The author pays careful attention to all the threads of the narrative from start to end, and provides emotional weight, consequence, and both a gripping realism and uncomfortable horror. All the promises set up are fulfilled by the end, in one way or another.
While keeping smart attention to the progress of the character and her narrative, the sci-element is used to speak to a lot of serious issues. The story doesn't shy away from the heavy shit that is involved with people and politics trying to control what they're uncomfortable with, as we get suicide, self-mutilation, degradation, loss of self, depression, both sides of the coin trying to use victims for their own purposes and beliefs, etc.
One aspect I thought especially well-done was the protagonist's confusion about her own identity during the time she spends in her android body.
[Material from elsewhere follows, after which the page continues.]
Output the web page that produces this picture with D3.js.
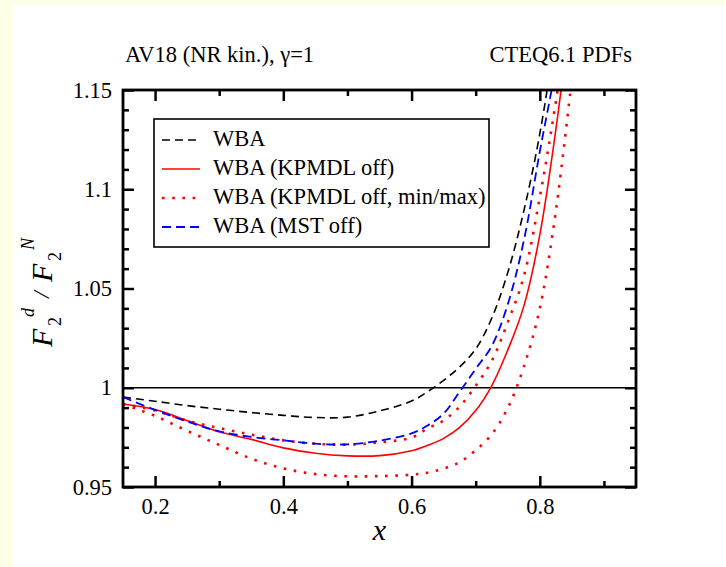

The situations she found herself in, and the choices she had to manage, were terrifying, but built up to at a careful pace that leant the story power.
One of the elements I found most disturbing, and realistic, was how much pressure the protagonist got from political bullies (realistically, from both the religious and the not-religious) that her choices meant she did not have a right to exist, that she didn't have a soul or was somehow ruining "normal" life for them.
Pelland keeps the narrative very personal and conflicting for the character throughout, which makes it especially heart-rending as the character struggles to handle stark betrayals and misunderstandings from her wife, her boss, her colleagues, from all sorts. It spoke volumes to the necessity of providing community and understanding to those in transitional and/or troubled periods in their life. It also spoke to how much people think they should be able to control others.
I can hardly wait to read Pelland's short story anthology.